Strange. Sounds like iso transformer was wrong.  It is not typical to put a resistor like that before the rectifier. I'm not sure if that is a bad idea or not.  I don't like components floating like that as amps get moved around and it will bounce around. Fatigue could eventually cause it to break a connection. You notice in the picture of the other amp all the components are fixed at both ends so they won't move around.

Why would the star ground cause hum?
Read about ground loops and the ground scheme of vintage tube amps. This is a good summary:
https://el34world.com/charts/grounds.htm

A correct star ground connects all the grounds together at a single point at a chassis attachment. You however have several grounds at the star and a few others at the input jack and possibly even more locations (like the solder tabs on the tube sockets?). So you have multiple paths connected to the chassis and you do not actually have a star ground (the original had multiple connection points too).  You changed the grounding so it might have more/less hum than the original design.

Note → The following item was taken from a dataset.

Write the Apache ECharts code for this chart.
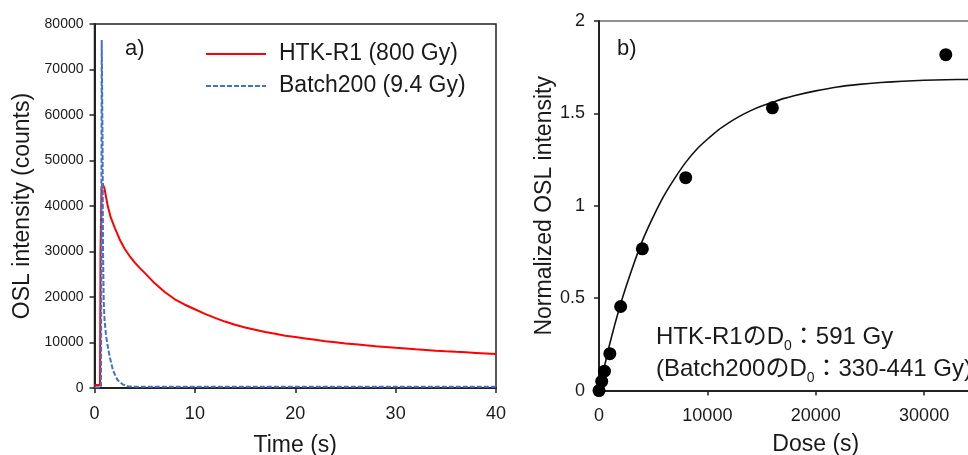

Why does poor grounding cause a hum? The chassis isn't necessarily a solid 0V ground, it will have voltage fluctuations / currents moving through it. The point that needs the most stable ground is the 1st preamp tube since it sees the most amplification. Any fluctuations in the ground of that 1st stage will show up as noise / hum on the output.

How can I be sure the filter caps are good?
You can measure the capacitance & leakage current but it is easier to just detach them and put in a new cap to see if it eliminates the hum.
I would probably get a replacement cap can like this before doing anything else and replace the one in there (depending on the diameter needed).
https://www.tubedepot.com/products/jj-can-capacitor-50uf-x-50uf-500v

samgraysound said:
I'm pretty much at budget already. Or rather I was before I replaced all those resistors :(.
Replacing all the resistors and coupling caps was unnecessary and a bad decision imo. If that had been a vintage fender or other valuable amp it would have been tragic and would have hurt the value considerably.
Time to take a step back and develop a good plan for how to get the amp healthy and back to as good as it can be now.   

The recommended service (IMO) for a vintage amp:
- New filter caps (replace all electrolytics with correct physical types: i.e. cap can, axial, etc...) In some cases increasing the voltage rating if it was close originally.
- Remove any death cap, upgrade to three prong cord
- Swap to known good tubes and clean sockets with deoxit. You can clean the pots with deoxit at the same time.
- Check for bad connections: clean tighten input & speaker jacks, check for cold solder joints.

Just doing this standard stuff on a vintage amp will fix a lot of problems.  There might still be problems after doing this with out-of-spec resistors or caps, but doing the above eliminates 90+% of issues older amps have. Adding the iso transformer and removing the floating ground (& changing the V1 cathode resistor) was necessary on this Starlet also.

 
> iso transformer

"Unity ratio" transformers are unity at Full Load.

All transformers sag. To hit unity they must be turns-ratio a little more than 1:1.

Small transformers sag 20%. 120:140 suggests 17% over unity. This would be in the right ballpark.

It does suggest either that "140V" was seen NO-load, or that the iso is grossly over-size for this load.

And yeah, you do see series resistors on some old off-line stuff, to prevent huge rectifier surge. Moreso when solid-state rects appears, but also with bottle rects.